The implications of time dilation stretch beyond the physical world and into the abstract realms of information and computation. It forces us to ask deep questions about what it means to "compute" and what the ultimate limits on knowledge are.

One popular thought experiment imagines a "relativistic computer." Suppose you want to solve an incredibly hard problem, like the Traveling Salesperson Problem, which could take a conventional computer billions of years. What if you put the computer on a spaceship, sent it on a looping journey near a supermassive black hole, and then brought it back? From the perspective of the ship's computer, billions of years could indeed pass, allowing it to complete its brute-force calculation. From your perspective on Earth, perhaps only a decade has gone by. Have you just built a machine that violates the known limits of computation?

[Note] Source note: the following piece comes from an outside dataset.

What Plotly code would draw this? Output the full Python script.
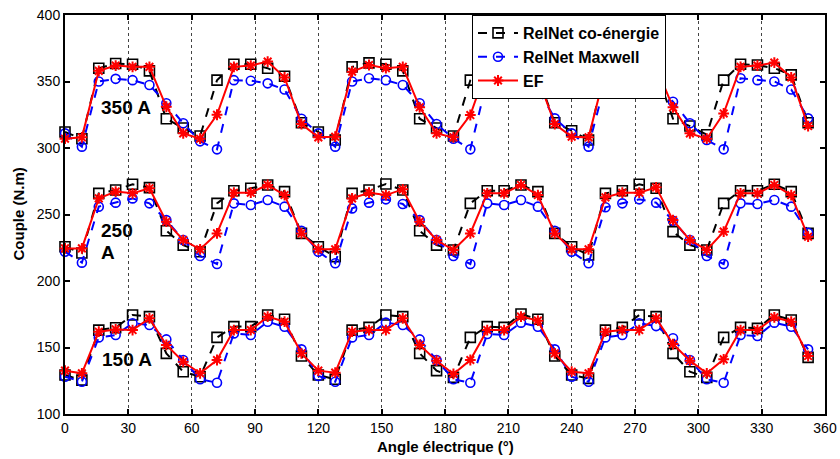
import plotly.graph_objects as go

angles = [0, 8, 16, 24, 32, 40, 48, 56, 64, 72, 80, 88, 96, 104, 112,
          120, 128, 136, 144, 152, 160, 168, 176, 184, 192, 200, 208, 216, 224, 232,
          240, 248, 256, 264, 272, 280, 288, 296, 304, 312, 320, 328, 336, 344, 352]

# 350 A
coen_350 = [312, 307, 360, 363.5, 363, 358, 322, 315, 309, 351, 363, 363, 360, 354, 319,
            312, 306, 361, 364, 363, 358, 322, 315, 309, 351, 363, 363, 360, 354, 319,
            313, 306, 361, 363, 363, 358, 322, 316.5, 310, 351, 363, 362.4, 360, 355, 319]
maxw_350 = [311, 301, 350, 352, 351, 347.4, 333.6, 318.6, 305, 299, 351, 350.6, 348.6, 344, 322,
            311, 301, 350, 352.4, 351, 347.4, 333.6, 318, 307, 299, 351, 350.6, 348.6, 344, 322.3,
            311, 301, 350, 352, 351, 347.4, 334.8, 318.6, 306, 299, 352.4, 351, 350, 344, 322.3]
ef_350 = [307, 308, 358, 362, 361, 361, 331, 311, 307, 325, 361, 362, 365, 353, 318,
          308, 308.5, 357.4, 362.4, 360, 361, 330.6, 311, 308, 324.8, 361, 362, 365, 353, 318,
          308.5, 308, 358, 362, 361, 361, 330.6, 311, 307, 326, 361, 362, 364.2, 353.1, 316.5]

# 250 A
coen_250 = [225.8, 221, 265.9, 268.4, 272.7, 270.2, 237.8, 227, 222, 258.4, 267.9, 269.7, 272.2, 267.2, 235.8,
            225.8, 218.3, 265.9, 268.4, 272.9, 268.4, 237.8, 227, 223.3, 258.4, 267.9, 267.9, 272.2, 267.2, 235.8,
            225.8, 219.5, 265.9, 267.9, 272.7, 269.7, 237.1, 227, 223.3, 258.4, 267.9, 267.9, 272.7, 267.2, 235.8]
maxw_250 = [222, 213.8, 255.9, 258.9, 262.1, 258.4, 245.8, 230.8, 218.8, 212.8, 258.4, 257.1, 260.9, 255.9, 237.8,
            222, 213.3, 254.6, 258.9, 261.4, 257.9, 245.8, 230.8, 218.8, 212.8, 258.4, 257.1, 260.9, 255.9, 237.8,
            222, 213.3, 255.4, 258.4, 261.4, 258.9, 245.3, 230.8, 218.8, 212.8, 258.4, 257.9, 260.9, 255.9, 236.3]
ef_250 = [224.5, 224.5, 262.1, 267.2, 265.9, 269.7, 244.6, 230.8, 223.8, 235.8, 266.4, 266.4, 272.2, 264.6, 235.8,
          223.8, 223.8, 262.1, 266.4, 264.6, 268.9, 244.6, 230.8, 223.3, 235.8, 265.9, 265.9, 272.2, 264.6, 235.8,
          223.8, 223.8, 262.9, 266.4, 266.4, 270.4, 245.8, 230.8, 223.3, 237.1, 265.9, 265.9, 272.2, 264.6, 233.3]

# 150 A
coen_150 = [129.3, 125.5, 163.1, 164.9, 174.4, 173.2, 145.6, 131.8, 128, 157.6, 165.7, 165.7, 174.4, 171.2, 143.6,
            129.3, 126.1, 163.1, 165.1, 174.4, 173.2, 145.6, 132.6, 127.5, 157.6, 165.7, 165.1, 175.2, 171.2, 143.6,
            129.3, 126.8, 163.1, 165.1, 174.4, 173.2, 145.6, 131.8, 127.5, 157.6, 165.1, 164.4, 174.4, 170.7, 142.6]
maxw_150 = [128, 124.3, 157.6, 159.4, 168.2, 166.9, 156.1, 140.6, 126.1, 123.5, 160.6, 159.4, 169.4, 165.6, 148.6,
            128.6, 124.3, 157.6, 159.4, 168.7, 166.9, 156.1, 140.6, 126.1, 123.5, 160.1, 159.4, 168.7, 165.6, 148.6,
            128, 124.3, 157.6, 159.4, 168.2, 166.1, 156.9, 140.6, 126.1, 123.5, 159.4, 158.6, 168.7, 165.6, 148.6]
ef_150 = [132.6, 130.6, 161.9, 163.6, 163.1, 171.9, 151.9, 139.3, 130.6, 140.6, 163.1, 163.1, 173.2, 169.4, 145.6,
          132.6, 131.1, 161.9, 163.1, 163.1, 171.9, 151.9, 140.1, 130.1, 140.6, 163.1, 163.1, 173.2, 170.2, 145.6,
          131.8, 130.6, 161.9, 163.1, 163.1, 171.9, 152.6, 140.1, 130.6, 141.1, 163.1, 163.1, 172.7, 169.4, 143.6]

series_names = ["RelNet co-énergie", "RelNet Maxwell", "EF"]
x_ticks = [0, 30, 60, 90, 120, 150, 180, 210, 240, 270, 300, 330, 360]
y_ticks = [100, 150, 200, 250, 300, 350, 400]

FONT = "Arial, Liberation Sans, sans-serif"

styles = {
    "RelNet co-énergie": dict(line=dict(color="black", width=2, dash="dash"),
                              marker=dict(symbol="square-open", size=10, color="black",
                                          line=dict(color="black", width=1.6))),
    "RelNet Maxwell": dict(line=dict(color="#0000FF", width=2, dash="dash"),
                           marker=dict(symbol="circle-open", size=9, color="#0000FF",
                                       line=dict(color="#0000FF", width=1.6))),
    "EF": dict(line=dict(color="#FF0000", width=2),
               marker=dict(symbol="asterisk-open", size=9, color="#FF0000",
                           line=dict(color="#FF0000", width=2))),
}

fig = go.Figure()
data_sets = [
    (coen_350, maxw_350, ef_350),
    (coen_250, maxw_250, ef_250),
    (coen_150, maxw_150, ef_150),
]
for k, trio in enumerate(data_sets):
    for name, vals in zip(series_names, trio):
        fig.add_trace(go.Scatter(
            x=angles, y=vals, mode="lines+markers", name=name,
            legendgroup=name, showlegend=(k == 0), cliponaxis=False,
            **styles[name]))

ann_font = dict(family=FONT, size=19, color="black", weight="bold")
fig.add_annotation(x=28.7, y=330.8, text="350 A", showarrow=False, font=ann_font)
fig.add_annotation(x=16.1, y=238.3, text="250", showarrow=False, font=ann_font, xanchor="left")
fig.add_annotation(x=16.1, y=221.8, text="A", showarrow=False, font=ann_font, xanchor="left")
fig.add_annotation(x=29.6, y=141.1, text="150 A", showarrow=False, font=ann_font)

# Plot area at x 65-825, y 15-414 of the 840x459 page
ML, MR, MT, MB = 65, 15, 15, 45
title_font = dict(family=FONT, size=15, color="black", weight="bold")
fig.add_annotation(xref="paper", yref="paper", x=(18 - ML) / 760, y=0.5, text="Couple (N.m)",
                   textangle=-90, showarrow=False, font=title_font, xanchor="center")
fig.add_annotation(xref="paper", yref="paper", x=0.5, y=-(446 - 414) / 399, text="Angle électrique (°)",
                   showarrow=False, font=title_font, yanchor="middle")

axis_common = dict(showline=True, linecolor="black", linewidth=2, mirror="ticks",
                   ticks="inside", ticklen=5, tickwidth=1.5, tickcolor="black",
                   tickfont=dict(family=FONT, size=14, color="black"), zeroline=False,
                   ticklabeloverflow="allow")

fig.update_xaxes(range=[0, 360], tickvals=x_ticks, ticktext=[str(v) for v in x_ticks],
                 showgrid=True, gridcolor="#444444", gridwidth=1, griddash="dot",
                 **axis_common)
fig.update_yaxes(range=[100, 400], tickvals=y_ticks, ticktext=[str(v) for v in y_ticks],
                 showgrid=False, **axis_common)

fig.update_layout(
    width=840, height=459,
    margin=dict(l=ML, r=MR, t=MT, b=MB, autoexpand=False),
    paper_bgcolor="white", plot_bgcolor="white",
    legend=dict(x=(472 - 65) / 760, y=1, xanchor="left", yanchor="top",
                bgcolor="white", bordercolor="black", borderwidth=1,
                font=dict(family=FONT, size=16, color="black", weight="bold"),
                itemwidth=40, tracegroupgap=0),
)

fig.write_html("out.html", config={"displayModeBar": False},
               post_script="document.body.style.margin='0';document.body.style.overflow='hidden';")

The answer is a resounding no, and the reason is fundamental. The Church-Turing thesis, a cornerstone of computer science, is about what is computable in principle, defined by the number of computational steps an algorithm requires. The relativistic journey doesn't reduce the number of steps; it merely plays a trick with who is watching the clock. The intrinsic complexity of the problem remains unchanged. This scenario beautifully clarifies that algorithmic complexity is a more fundamental concept than the duration of time measured by any single observer.

Finally, the dialogue between relativity and information reaches its most fascinating point at the intersection with quantum mechanics. A quantum computer derives its power from the delicate coherence of quantum states (qubits). But what if these qubits are physically separated, even by a tiny distance, in a gravitational field? According to general relativity, the qubit at the top would experience time flowing slightly faster than the qubit at the bottom. Over time, this differential aging would cause their quantum phases to drift apart, potentially destroying the fragile superposition needed for the computation. This mind-bending idea suggests that gravitational time dilation could be a source of decoherence in future quantum computers, a powerful reminder that our universe is a unified whole. The grand theories of the very large (relativity) and the very small (quantum mechanics) are not separate; they meet, and their interaction will define the future of physics.

From guiding our cars to deciphering the hearts of dead stars and defining the limits of computation, time dilation has transformed from a strange prediction into an indispensable tool. It is a constant reminder that the universe is far more subtle, interconnected, and wonderful than our everyday intuition might suggest.